Pada Pilkada Serempak 2024 ini, fenomena kehilangan suara juga semakin nyata. Banyak warga yang tiba-tiba tidak tercantum dalam Daftar Pemilih Tetap (DPT), meskipun pada pemilu sebelumnya mereka sudah terdaftar. Ada yang merasa sudah memenuhi syarat untuk memilih, tapi begitu datang ke TPS, ternyata namanya tidak ada dalam daftar. Mungkin karena kesalahan administratif, atau bisa jadi karena mereka tidak mendapat undangan memilih. Tidak sedikit juga yang tidak bisa pulang kampung karena alasan tertentu, sehingga kehilangan kesempatan untuk memberikan suara.
Ini adalah salah satu contoh nyata bahwa sistem yang ada bisa dirusak oleh para pemangku kepentingan, membuat rakyat merasa tidak dihargai dan suara mereka tidak punya daya. Kehilangan suara ini juga membangkitkan kekecewaan yang lebih dalam terhadap sistem demokrasi, karena yang tadinya berharap suara mereka didengar, malah merasa jadi tak berarti apa-apa.
Golput - Lari dari Politikus atau Sistem?

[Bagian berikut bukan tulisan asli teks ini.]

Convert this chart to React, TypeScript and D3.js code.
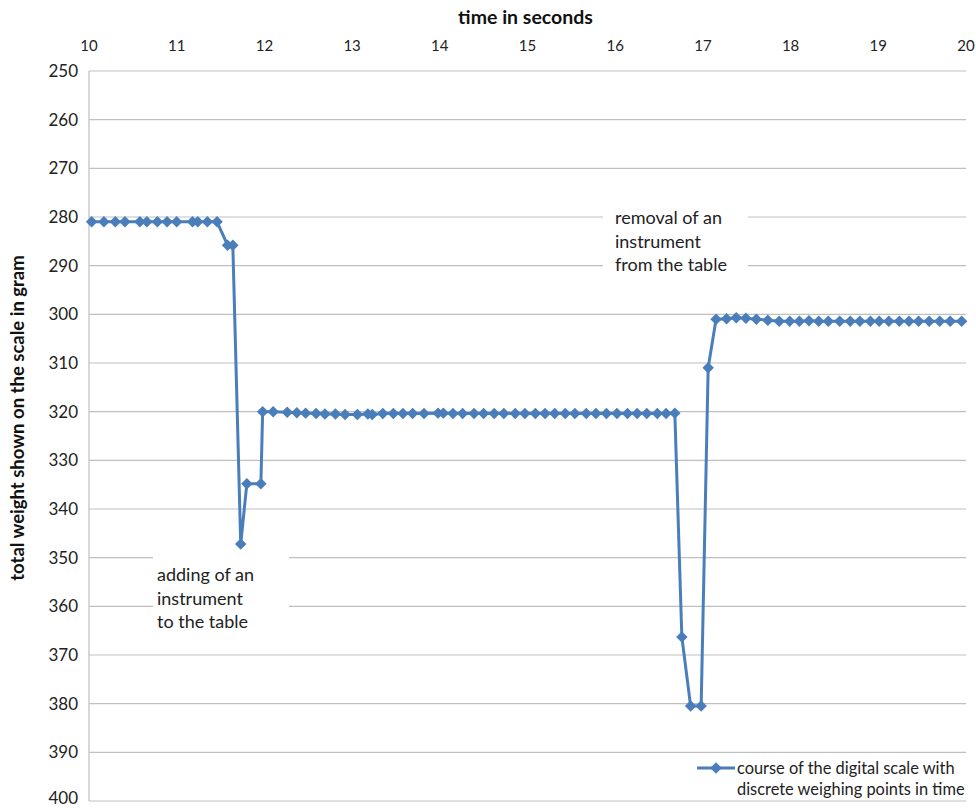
import React from "react";
import * as d3 from "d3";

const times: number[] = [
  10.03, 10.17, 10.30, 10.41, 10.58, 10.66, 10.78, 10.89, 11.00, 11.18, 11.24, 11.35, 11.46,
  11.58, 11.64, 11.73, 11.80, 11.96, 11.98,
  12.10, 12.26, 12.37, 12.47, 12.59, 12.69, 12.81, 12.92, 13.06, 13.18, 13.23, 13.35, 13.47,
  13.58, 13.69, 13.82, 13.98, 14.04, 14.15, 14.26, 14.39, 14.50, 14.62, 14.73, 14.86, 14.97,
  15.09, 15.20, 15.31, 15.43, 15.54, 15.67, 15.78, 15.90, 16.02, 16.14, 16.25, 16.36, 16.48,
  16.58, 16.68,
  16.76, 16.86, 16.98, 17.06, 17.15,
  17.27, 17.38, 17.49, 17.61, 17.74, 17.87, 17.99, 18.10, 18.21, 18.32, 18.43, 18.56, 18.68,
  18.79, 18.91, 19.01, 19.12, 19.24, 19.35, 19.46, 19.58, 19.70, 19.82, 19.95,
];

const weights: number[] = [
  281, 281, 281, 281, 281, 281, 281, 281, 281, 281, 281, 281, 281,
  285.8, 285.8, 347.2, 334.8, 334.8, 320.0,
  320.0, 320.1, 320.2, 320.3, 320.4, 320.5, 320.5, 320.6, 320.6, 320.5, 320.6, 320.4, 320.4,
  320.4, 320.4, 320.4, 320.3, 320.3, 320.4, 320.4, 320.4, 320.4, 320.4, 320.4, 320.4, 320.4,
  320.4, 320.4, 320.4, 320.4, 320.4, 320.4, 320.4, 320.4, 320.4, 320.4, 320.4, 320.4, 320.4,
  320.4, 320.3,
  366.3, 380.5, 380.5, 311.0, 301.0,
  300.9, 300.7, 300.8, 301.0, 301.2, 301.4, 301.4, 301.4, 301.3, 301.4, 301.4, 301.4, 301.4,
  301.4, 301.4, 301.4, 301.4, 301.4, 301.4, 301.4, 301.4, 301.4, 301.4, 301.4,
];

const xTicks: number[] = [10, 11, 12, 13, 14, 15, 16, 17, 18, 19, 20];
const yTicks: number[] = [250, 260, 270, 280, 290, 300, 310, 320, 330, 340, 350, 360, 370, 380, 390, 400];

const xTitle = "time in seconds";
const yTitle = "total weight shown on the scale in gram";
const noteRemoval: string[] = ["removal of an", "instrument", "from the table"];
const noteAdding: string[] = ["adding of an", "instrument", "to the table"];
const legendLines: string[] = ["course of the digital scale with", "discrete weighing points in time"];

const W = 976;
const H = 808;
const FONT = "Lato, 'Open Sans', sans-serif";
const BLUE = "#4a7ebb";
const GRID = "#bfbfbf";

export default function App() {
  const left = 89, right = 966, top = 71, bottom = 801;
  const x = d3.scaleLinear().domain([10, 20]).range([left, right]);
  const y = d3.scaleLinear().domain([250, 400]).range([top, bottom]);
  const pts = times.map((t, i) => [t, weights[i]] as [number, number]);
  const line = d3.line<[number, number]>().x(d => x(d[0])).y(d => y(d[1]));
  const sq = d3.symbol().type(d3.symbolSquare).size(66)() || "";

  return (
    <svg width={W} height={H} style={{ position: "absolute", left: 0, top: 0, background: "#fff" }} fontFamily={FONT}>
      <rect x={0} y={0} width={W} height={H} fill="#fff" />
      {yTicks.map(v => (
        <line key={"g" + v} x1={left} x2={right} y1={y(v)} y2={y(v)} stroke={GRID} strokeWidth={1.2} />
      ))}
      <line x1={left} x2={left} y1={top} y2={bottom} stroke={GRID} strokeWidth={1.2} />
      {yTicks.map(v => (
        <text key={"yl" + v} x={78} y={Math.min(y(v), 798)} dy="0.35em" textAnchor="end" fontSize={17} fill="#222">{v}</text>
      ))}
      {xTicks.map(v => (
        <text key={"xl" + v} x={x(v)} y={46} dy="0.35em" textAnchor="middle" fontSize={15} fill="#222">{v}</text>
      ))}
      <text x={(left + right) / 2 - 2} y={17} dy="0.35em" textAnchor="middle" fontSize={19.5} fontWeight="bold" fill="#111">{xTitle}</text>
      <text transform={`translate(18,418) rotate(-90)`} dy="0.35em" textAnchor="middle" fontSize={18.5} fontWeight="bold" fill="#111">{yTitle}</text>

      <rect x={603} y={205} width={145} height={74} fill="#fff" />
      {noteRemoval.map((s, i) => (
        <text key={"r" + i} x={615} y={218 + i * 23.5} dy="0.35em" fontSize={18} fill="#222">{s}</text>
      ))}
      <rect x={153} y={550} width={136} height={84} fill="#fff" />
      {noteAdding.map((s, i) => (
        <text key={"a" + i} x={157} y={575 + i * 23.5} dy="0.35em" fontSize={18} fill="#222">{s}</text>
      ))}

      <path d={line(pts) || ""} fill="none" stroke={BLUE} strokeWidth={3} strokeLinejoin="round" />
      {pts.map((d, i) => (
        <path key={"m" + i} d={sq} transform={`translate(${x(d[0])},${y(d[1])}) rotate(45)`} fill={BLUE} />
      ))}

      <line x1={697} x2={735} y1={768} y2={768} stroke={BLUE} strokeWidth={3} />
      <path d={sq} transform={`translate(716,768) rotate(45)`} fill={BLUE} />
      {legendLines.map((s, i) => (
        <text key={"lg" + i} x={737} y={768 + i * 21} dy="0.35em" fontSize={16.4} fill="#222">{s}</text>
      ))}
    </svg>
  );
}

Terakhir, kita punya fenomena golput, atau tidak memilih. Ini adalah bentuk protes atau kekecewaan dari rakyat yang merasa bahwa sistem politik kita sudah rusak. Kalau kita golput, artinya kita memilih untuk tidak ikut serta dalam permainan politik yang menurutmu sudah busuk. Cuma masalahnya, golput ini, meskipun bisa jadi bentuk protes, justru memperburuk keadaan. Kenapa? Karena dengan golput, kita membiarkan para buaya politik berkuasa tanpa ada lawan. Masyarakat yang golput secara tidak langsung memberikan kekuasaan penuh kepada mereka yang tidak layak memimpin.
Namun, di sisi lain, golput juga mencerminkan kehilangan harapan. Ketika orang merasa bahwa semua calon politik sama saja, bahwa semua janji itu kosong, golput menjadi satu-satunya pilihan. Ini adalah tanda kegagalan sistem yang tidak bisa menyediakan alternatif yang baik.
Kekecewaan Rakyat: Antara Harapan dan Kenyataan
Ketiga fenomena ini yaitu jual suara, kehilangan suara, dan golput adalah tanda kekecewaan mendalam dari masyarakat terhadap politik dan demokrasi kita. Masyarakat yang dulu mungkin penuh harapan, kini merasa seolah-olah mereka hanya dipandang sebagai komoditas politik. Seperti kata pepatah, "Di dunia politik, suara rakyat itu bisa dibeli dengan harga murah, asal ada duit."
Politik yang seharusnya menjadi alat untuk mewujudkan perubahan justru berubah menjadi pasar gelap. Bukannya mencari solusi untuk masalah rakyat, politisi malah sibuk mengatur strategi untuk memenangkan pemilu dengan cara-cara yang jauh dari prinsip-prinsip demokrasi.
Pemain yang Tak Pernah Menang
Mari kita coba analisis fenomena ini dengan game theory. Dalam permainan ini, ada dua pemain utama: rakyat dan politikus. Rakyat punya pilihan untuk menjual suara, golput, atau memilih rasional sesuai dengan visi dan misi yang mereka yakini. Politikus, di sisi lain, punya opsi untuk membeli suara dengan uang atau janji, atau menjaga integritas mereka dengan menjalankan kampanye yang bersih.
Permasalahannya adalah, jika semua orang memilih untuk menjual suara, maka politik uang menjadi strategi dominan. Politikus yang membeli suara akan lebih mudah memenangkan pemilu, sementara rakyat hanya memikirkan keuntungan jangka pendek. Namun, jika sebagian besar orang golput, maka demokrasi kita akan kehilangan substansinya karena keputusan politik akan diambil tanpa partisipasi mayoritas rakyat.